March 6, 2021

Out of Debt-Limit Fight, a Bit of Stability on Spending

While provisions to raise the debt limit and create a Congressional deficit reduction committee drew most of the attention in the legislation that allowed the government to narrowly avert a default, House and Senate leaders also used the measure to establish federal spending limits for the next two years.

Lawmakers are still likely to clash over just how the money is parceled out to various agencies and the Pentagon. But members of both parties say the bipartisan compromise on overall spending makes it unlikely that an impasse will push Congress back to the brink of closing the government in a repeat of the April showdown that ended just hours before federal money ran out. The current fiscal year ends Sept. 30.

“It substantially reduces the risk of a shutdown fight,” said Representative Chris Van Hollen of Maryland, the senior Democrat on the Budget Committee, who added that the prospect of spending certainty helped him sell the debt limit agreement to his fellow Democrats.

In the debt limit bill, Congress allotted $1.043 trillion for spending on federal agencies and national security in 2012, an amount that does not include money for so-called mandatory programs like Medicare.

That level is $7 billion less than current spending, but $24 billion more than would be allowed under the budget drafted by Representative Paul D. Ryan, Republican of Wisconsin, and passed by House Republicans earlier this year. The ceiling rises to $1.047 trillion in the 2013 fiscal year, potentially saving Congress from another politically charged spending fight before the midterm elections in November 2012.

With the Congressional appropriations process in a shambles in recent years and the government running for months at a time on stopgap bills, leaders of both parties say the agreement could restore some order.

“It is imperative that the Congress complete these must-pass bills in a timely manner to avoid the harmful, destabilizing effects caused by a delayed and drawn-out appropriations process,” said Representative Harold Rogers, Republican of Kentucky and chairman of the House Appropriations Committee.

Still, obstacles remain. Congress has not passed even one of the 12 spending bills due by Oct. 1. While the new agreement is expected to accelerate consideration of spending measures, the shortage of time means the House and the Senate will probably have to again enact temporary stopgap measures to give lawmakers a chance to assemble the bills and bring them to the floor.

At the same time, some conservative activists are pressing House Republicans to insist on lower overall spending totals, noting that the debt limit legislation established ceilings but does not require that all the money be spent.

In an internal survey released last week, the conservative House Republican Study Committee asked its members to weigh in with their views on the new spending levels and how conservatives can use the coming spending deadline as leverage to continue to push for cuts.

But Mr. Rogers and House Republican leaders like Representative Eric Cantor of Virginia, the majority leader, are advocating that Republicans abide by the new agreement and not try to force lower spending.
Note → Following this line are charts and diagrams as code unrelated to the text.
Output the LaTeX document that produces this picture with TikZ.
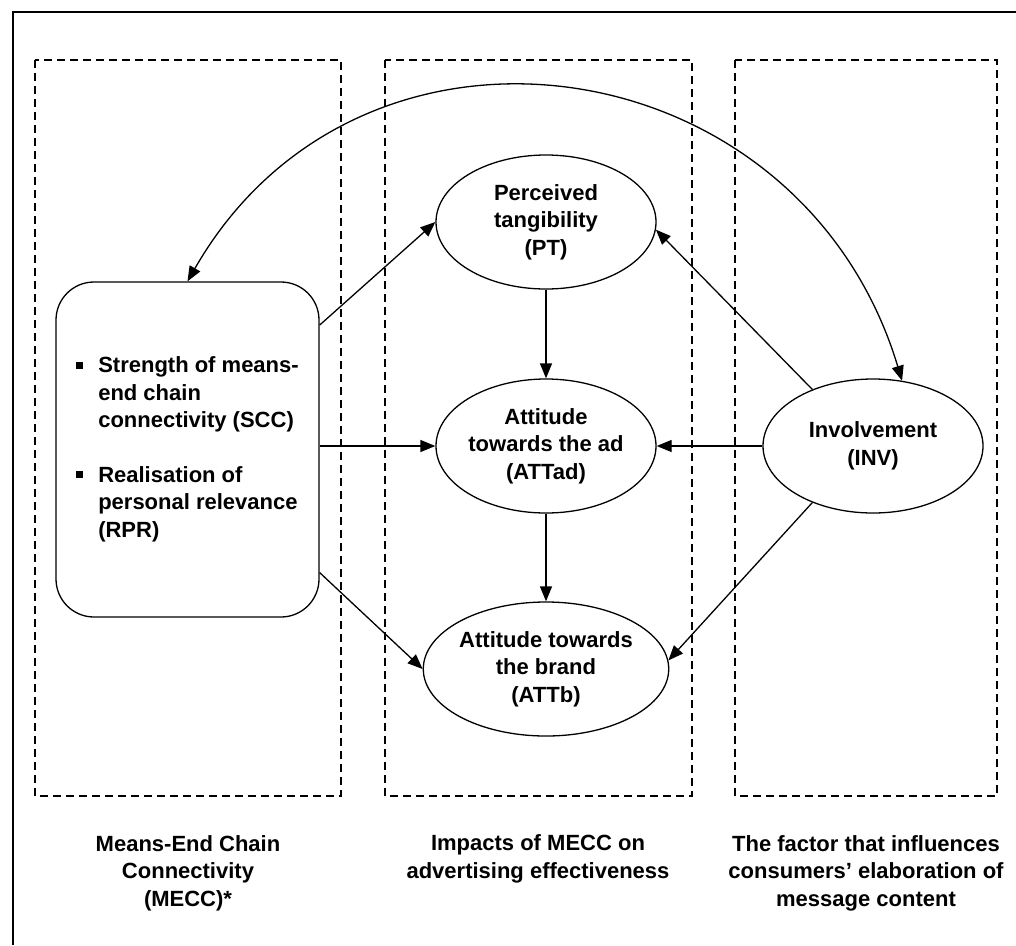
\documentclass[tikz,border=0pt]{standalone}
\usepackage{fontspec}
\setmainfont{Liberation Sans}
\usetikzlibrary{shapes.geometric,arrows.meta,calc}

\newcommand{\sqbullet}{\raisebox{4pt}{\rule{7pt}{7pt}}}

\begin{document}
\begin{tikzpicture}[x=1pt,y=-1pt,
  every node/.style={font=\fontsize{22}{27.5}\selectfont\bfseries},
  panel/.style={draw,dashed,dash pattern=on 8pt off 5pt,line width=1.3pt},
  construct/.style={draw,ellipse,line width=1.3pt,minimum width=220pt,
    minimum height=134pt,inner sep=0pt,align=center},
  mecc/.style={draw,rectangle,rounded corners=38pt,line width=1.3pt,
    minimum width=263pt,minimum height=335pt,inner sep=0pt},
  caption/.style={align=center,inner sep=0pt},
  link/.style={line width=1.3pt,-{Triangle[length=15pt,width=12pt]}},
  duallink/.style={line width=1.3pt,
    {Triangle[length=15pt,width=12pt]}-{Triangle[length=15pt,width=12pt]}}]

\useasboundingbox (0,0) rectangle (1016,945);

% outer frame (left and top edges)
\draw[line width=1.6pt] (13,945) -- (13,12) -- (1016,12);

% the three dashed panels
\draw[panel] (35,60) rectangle (341,796);
\draw[panel] (385,60) rectangle (692,796);
\draw[panel] (735,60) rectangle (997,796);

% MECC box
\node[mecc] (box) at (187.5,449.5) {%
  \begin{tabular}{@{}l@{\hspace{15pt}}l@{}}
  \sqbullet & Strength of means-\\
            & end chain\\
            & connectivity (SCC)\\[27pt]
  \sqbullet & Realisation of\\
            & personal relevance\\
            & (RPR)
  \end{tabular}};

% constructs
\node[construct] (pt)  at (546,222) {Perceived\\tangibility\\(PT)};
\node[construct] (ad)  at (546,446) {Attitude\\towards the ad\\(ATTad)};
\node[construct] (ab)  at (546,669) {Attitude towards\\the brand\\(ATTb)};
\node[construct] (inv) at (873,446) {Involvement\\(INV)};

% panel captions
\node[caption] (cap1) at (188,873) {Means-End Chain\\Connectivity\\(MECC)*};
\node[caption] (cap2) at (538,859) {Impacts of MECC on\\advertising effectiveness};
\node[caption] (cap3) at (866,873) {The factor that influences\\consumers’ elaboration of\\message content};

% paths from the MECC box
\draw[link] ($(box.north east)!0.13!(box.south east)$) -- (pt.west);
\draw[link] (ad.west -| box.east) -- (ad.west);
\draw[link] ($(box.north east)!0.866!(box.south east)$) -- (ab.west);

% paths within the middle panel
\draw[link] (pt.south) -- (ad.north);
\draw[link] (ad.south) -- (ab.north);

% paths from involvement
\draw[link] (inv.137) -- (pt.-4);
\draw[link] (inv.west) -- (ad.east);
\draw[link] (inv.-137) -- (ab.4);

% correlation between MECC and involvement
\draw[duallink] (box.north) .. controls (361,-21) and (800.5,43.4) .. (inv.66);

\end{tikzpicture}
\end{document}
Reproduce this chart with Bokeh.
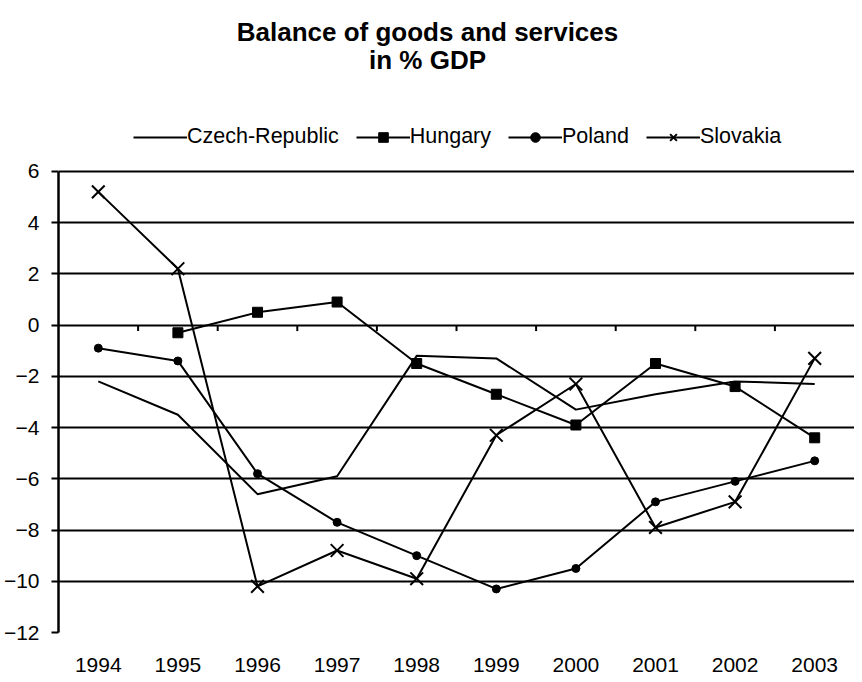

“While all of us would like to have seen a lower discretionary appropriations ceiling for the upcoming fiscal year, the debt limit agreement did set a level of spending that is a real cut from the current year level,” Mr. Cantor said in a recent memorandum to his colleagues. “I believe it is in our interest to enact into law full-year appropriations bills at this new lower level.”

The Republican leadership would also like to focus most of its firepower on the new deficit reduction committee created under the debt limit deal and its efforts to find $1.2 trillion or more in savings over the next decade — a process with the potential for a bigger budgetary impact than another protracted tussle over just a few billion dollars in annual spending. The spending fights are taking a definite toll on the public’s view of Congress, according to recent polls.

Mr. Van Hollen and other Democrats noted that a push for cuts below the newly established levels would make Republicans look as though they were reneging, since the leadership negotiated the spending agreement and it was backed by most House Republicans as part of the legislation to break the debt limit impasse.

Even with the agreement on the so-called top-line dollar figure, Democrats and some Republicans say the spending restraints will force difficult choices since real spending would be reduced for agencies that have already absorbed a first round of cuts in the spending deal struck last April.

Aides have already begun trying to identify programs that can be trimmed back, and they predict that the House and Senate will face tough negotiations over spending on individual programs.

Efforts to add contentious policy provisions to the spending measures are also expected to set off partisan disputes. House Republicans have shown a determination to try to use the spending measures to block implementation of the new health care law, limit regulatory efforts by the Environmental Protection Agency and other agencies, and impose other restrictions on the Obama administration. While those fights could be messy, top lawmakers and aides do no expect them to prompt a government shutdown.